I don’t get coffee drinkers.
Ever since starting my current job, I’ve gotten into the horrible habit of drinking a cup of coffee somewhere during my eight hours of non-stop monotony (also known as proofreading). Granted, by the time I’m done adding my cream and sugar, my caffeinated beverage is only coffee in the most academic sense.
Either way, I seem to have become a fan of this awful-tasting drink that I’ve convinced myself will keep me awake and alert as I sit and read piles and piles of stuff in various languages.
And this, my friends, is how bad habits begin.
On a particular day last week, I was feeling especially sluggish so in addition to making one cup in the morning, I somehow felt compelled to take it one step further and concoct a second cup later in the afternoon for a little “boost” near the end of my shift.
While I normally tend to stick to the “light and smooth” variety of coffee, that day I remember choosing “dark and intense” flavor. And what a mistake that was.
I had made it to the end of the day and with both cups flowing through my system, I happily made my way home and as soon as I arrived, Anthony asked me if I wanted to go for a bike ride after dinner. I agreed since, well, who am I to turn him down?
I ate my dinner and then packed up some toys he wanted to play with at the park we were riding to. Along with the toys, I threw in a pack of Extreme Sport Beans that have a little bit of caffeine in them: 50mg to be exact. I usually take these along when I go for my 20-mile ride to the beach every Sunday and because I’m chugging along at a steady pace and keeping busy, the caffeine has no ill effects on me. I use it to keep me going. Additionally, I will have not consumed any coffee since I’m away from work.
But this on day, after drinking two cups and then a having pack of Sport Beans during a leisurely ride to the park, all the caffeine caught up to me.
We reached the park and I let Anthony play for a bit in the sand. I joined him and dug a big hole just so he could fill up his truck and dump the sand back in. I was alright up to that point.
But as we were ready to go, it took over. I started to become really anxious as Anthony found a huge ditch that some kids had made for a hideout. After asking him to please get out of the hole so we could go, I became even more anxious.
“Come on. Let’s go. We need to go. Come ON!” I pleaded to him.
My heart was beating faster and I was getting irritated, more than I normally do when I ask him to do something and he doesn’t comply.

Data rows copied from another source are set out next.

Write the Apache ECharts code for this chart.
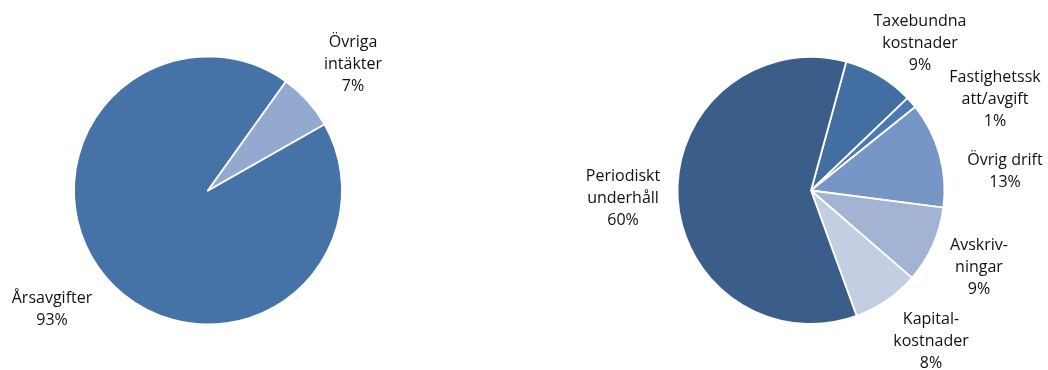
<!DOCTYPE html>
<html>
<head>
<meta charset="utf-8">
<script src="https://cdn.jsdelivr.net/npm/echarts@6/dist/echarts.min.js"></script>
<style>
html,body{margin:0;padding:0;background:#fff;}
#chart{width:1048px;height:370px;}
</style>
</head>
<body>
<div id="chart"></div>
<script>
// Data
const incomeNames = ['Årsavgifter', 'Övriga\nintäkter'];
const incomeValues = [93.1, 6.9];
const costNames = ['Taxebundna\nkostnader', 'Fastighetssk\natt/avgift', 'Övrig drift', 'Avskriv-\nningar', 'Kapital-\nkostnader', 'Periodiskt\nunderhåll'];
const costValues = [8.6, 1.4, 12.8, 9.3, 8.1, 59.8];

// Styling
const incomeColors = ['#4573a7', '#94a9cf'];
const costColors = ['#436ea2', '#4a79b6', '#7596c6', '#a2b3d4', '#c3cee3', '#3a5d8a'];
const incomeLabelPos = [[52, 309], [353, 64]];
const costLabelPos = [[920, 43], [995, 99], [1005, 171], [979, 267], [931, 341], [623, 198]];

const chart = echarts.init(document.getElementById('chart'), null, {renderer: 'canvas'});

function mk(names, values, colors) {
  return names.map((n, i) => ({name: n, value: values[i], itemStyle: {color: colors[i]}}));
}

const labelStyle = {
  show: true,
  position: 'outside',
  fontFamily: 'Open Sans',
  fontSize: 16,
  lineHeight: 22,
  color: '#111',
  align: 'center',
  overflow: 'none',
  bleedMargin: 0,
  formatter: p => p.name + '\n' + Math.round(p.value) + '%'
};

chart.setOption({
  animation: false,
  series: [
    {
      type: 'pie',
      center: [208, 190.5],
      radius: 134,
      startAngle: 29.6,
      clockwise: true,
      data: mk(incomeNames, incomeValues, incomeColors),
      itemStyle: {borderColor: '#fff', borderWidth: 1.8},
      label: labelStyle,
      labelLine: {show: false},
      labelLayout: p => ({x: incomeLabelPos[p.dataIndex][0], y: incomeLabelPos[p.dataIndex][1], align: 'center', verticalAlign: 'middle'})
    },
    {
      type: 'pie',
      center: [811, 190.5],
      radius: 133.5,
      startAngle: 74.7,
      clockwise: true,
      data: mk(costNames, costValues, costColors),
      itemStyle: {borderColor: '#fff', borderWidth: 1.8},
      label: labelStyle,
      labelLine: {show: false},
      labelLayout: p => ({x: costLabelPos[p.dataIndex][0], y: costLabelPos[p.dataIndex][1], align: 'center', verticalAlign: 'middle'})
    }
  ]
});
</script>
</body>
</html>
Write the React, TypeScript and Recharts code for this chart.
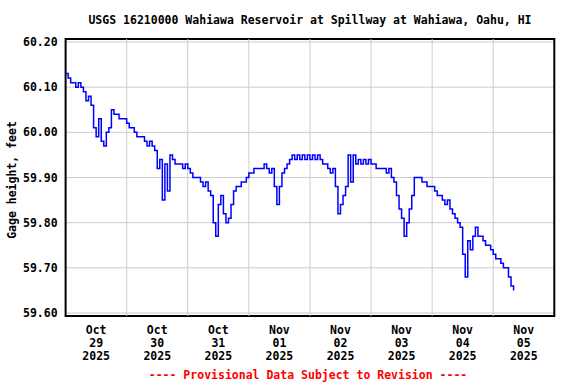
import {
  LineChart,
  Line,
  CartesianGrid,
  XAxis,
  YAxis,
  ReferenceLine,
  ReferenceArea,
} from "recharts";

// hourly gage height readings, starting Oct 29 2025 00:00
const gageFeet = [
  60.13, 60.12, 60.11, 60.11, 60.1, 60.11, 60.1, 60.09, 60.07, 60.08,
  60.06, 60.01, 59.99, 60.03, 59.98, 59.97, 60.0, 60.01, 60.05, 60.04,
  60.04, 60.03, 60.03, 60.03, 60.02, 60.01, 60.01, 60.0, 59.99, 59.99,
  59.99, 59.98, 59.97, 59.98, 59.97, 59.96, 59.92, 59.94, 59.85, 59.93,
  59.87, 59.95, 59.94, 59.93, 59.93, 59.93, 59.92, 59.93, 59.92, 59.91,
  59.9, 59.9, 59.9, 59.89, 59.88, 59.89, 59.87, 59.86, 59.8, 59.77,
  59.84, 59.86, 59.82, 59.8, 59.81, 59.84, 59.87, 59.88, 59.88, 59.89,
  59.89, 59.9, 59.91, 59.91, 59.92, 59.92, 59.92, 59.92, 59.93, 59.92,
  59.91, 59.92, 59.88, 59.84, 59.88, 59.91, 59.92, 59.93, 59.94, 59.95,
  59.94, 59.95, 59.94, 59.95, 59.94, 59.95, 59.94, 59.95, 59.94, 59.95,
  59.94, 59.93, 59.93, 59.92, 59.91, 59.92, 59.88, 59.82, 59.84, 59.86,
  59.88, 59.95, 59.89, 59.95, 59.93, 59.94, 59.93, 59.94, 59.93, 59.94,
  59.93, 59.93, 59.92, 59.92, 59.92, 59.92, 59.91, 59.92, 59.9, 59.89,
  59.86, 59.83, 59.81, 59.77, 59.8, 59.83, 59.86, 59.9, 59.9, 59.9,
  59.89, 59.89, 59.88, 59.88, 59.88, 59.87, 59.86, 59.86, 59.85, 59.84,
  59.85, 59.83, 59.82, 59.81, 59.8, 59.79, 59.73, 59.68, 59.76, 59.74,
  59.77, 59.79, 59.77, 59.77, 59.76, 59.75, 59.75, 59.74, 59.73, 59.72,
  59.72, 59.71, 59.7, 59.7, 59.68, 59.66, 59.65,
];

const dayMonths = ["Oct", "Oct", "Oct", "Nov", "Nov", "Nov", "Nov", "Nov"];
const dayNumbers = ["29", "30", "31", "01", "02", "03", "04", "05"];
const dayYears = ["2025", "2025", "2025", "2025", "2025", "2025", "2025", "2025"];
const dayLabelHours = [12, 36, 60, 84, 108, 132, 156, 180];
const midnightHours = [24, 48, 72, 96, 120, 144, 168];
const gageTicks = [59.6, 59.7, 59.8, 59.9, 60.0, 60.1, 60.2];

const hourDomain = [0, 192];
const feetDomain = [59.5934, 60.2066];

const chartData = gageFeet.map((feet, hour) => ({ hour, feet }));

const FONT = '"DejaVu Sans Mono", monospace';

function DayTick({ x, y, payload }: any) {
  const i = dayLabelHours.indexOf(payload.value);
  if (i < 0) return null;
  return (
    <text
      x={x}
      y={y}
      textAnchor="middle"
      fontFamily={FONT}
      fontWeight="bold"
      fontSize={11.5}
      fill="#000"
    >
      <tspan x={x} dy={18}>
        {dayMonths[i]}
      </tspan>
      <tspan x={x} dy={12.8}>
        {dayNumbers[i]}
      </tspan>
      <tspan x={x} dy={12.8}>
        {dayYears[i]}
      </tspan>
    </text>
  );
}

export default function App() {
  return (
    <div
      style={{
        position: "absolute",
        left: 0,
        top: 0,
        width: 576,
        height: 384,
        background: "#fff",
      }}
    >
      <LineChart
        width={576}
        height={384}
        data={chartData}
        margin={{ top: 39, right: 21.7, bottom: 0, left: 0 }}
      >
        <CartesianGrid vertical={false} stroke="#cccccc" />

        {midnightHours.map((h) => (
          <ReferenceLine key={h} x={h} stroke="#cccccc" />
        ))}

        <XAxis
          type="number"
          dataKey="hour"
          domain={hourDomain}
          ticks={dayLabelHours}
          interval={0}
          tick={<DayTick />}
          tickLine={false}
          axisLine={false}
          tickSize={0}
          tickMargin={0}
          height={68}
          allowDataOverflow
        />

        <YAxis
          type="number"
          domain={feetDomain}
          ticks={gageTicks}
          interval={0}
          tickFormatter={(v: number) => v.toFixed(2)}
          width={65.6}
          tickLine={false}
          axisLine={false}
          tickSize={0}
          tickMargin={8}
          tick={{
            fontFamily: FONT,
            fontWeight: "bold",
            fontSize: 11.5,
            fill: "#000",
          }}
          allowDataOverflow
        />

        <ReferenceArea
          x1={hourDomain[0]}
          x2={hourDomain[1]}
          y1={feetDomain[0]}
          y2={feetDomain[1]}
          fill="none"
          stroke="#000"
          strokeWidth={2}
        />

        <Line
          type="stepAfter"
          dataKey="feet"
          stroke="#0000ff"
          strokeWidth={1.5}
          dot={false}
          isAnimationActive={false}
        />
      </LineChart>

      <svg
        width={576}
        height={384}
        style={{ position: "absolute", left: 0, top: 0, pointerEvents: "none" }}
        fontFamily={FONT}
        fontWeight="bold"
        fontSize={11.5}
      >
        <text x={310} y={24} textAnchor="middle" fill="#000">
          USGS 16210000 Wahiawa Reservoir at Spillway at Wahiawa, Oahu, HI
        </text>
        <text
          x={11.5}
          y={180}
          textAnchor="middle"
          dominantBaseline="central"
          transform="rotate(-90 11.5 180)"
          fill="#000"
        >
          Gage height, feet
        </text>
        <text x={308} y={378.5} textAnchor="middle" fill="#ff0000">
          ---- Provisional Data Subject to Revision ----
        </text>
      </svg>
    </div>
  );
}
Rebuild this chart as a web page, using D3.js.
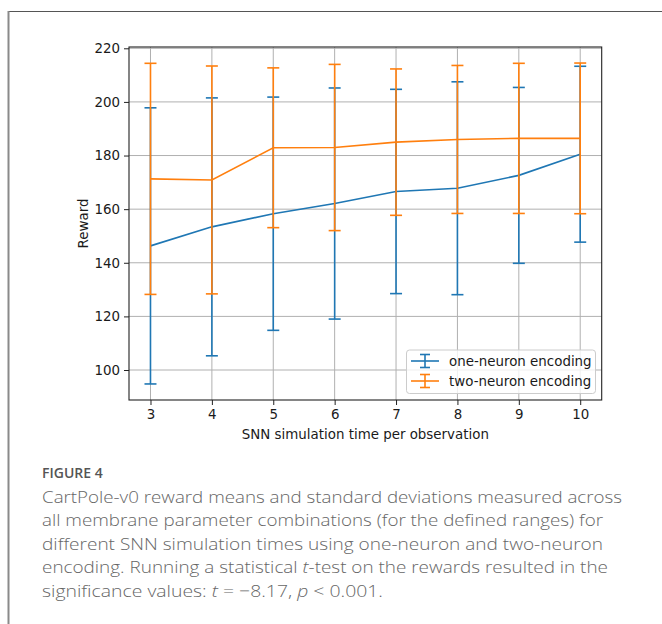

I had the urge to move, move, move and not stop. I had to ride home right then and there. Nothing was happening fast enough for me and all my thoughts seemed to be comprised of fragmented sentences if only for the immediacy and convenience of producing the thoughts themselves.
It wasn’t me standing there impatiently waiting for Anthony to eventually leave the ditch and ride home. I had a caffeine buzz and I had turned into a dickish Caffeine Monster.
When we got home, I sat and thought about what I had put my body though and can’t understand those that intentionally do this on a daily basis. I know some people that drink this shit like water and wow, wouldn’t you know it, they also either have trouble sleeping or sleep too much. Amazing, don’t you think?
And for the sake of all things holy, I didn’t want to end up like that McDonald’s coffee asshole that doesn’t want anybody to talk to him until he’s had his first cup of coffee:
Yeah, that dick. I didn’t want to and refuse to turn into a jittery or drained douchebag like him by becoming a slave to coffee and the ill effects, including terminal rudeness, by craving a cup before I even do anything at work.
Since that day, I have not consumed any coffee at work or otherwise for fear of becoming this moron and even worse, an impatient father who will make his son suffer along with him as the buzz wears off.
And this, my friends, is how bad habits end.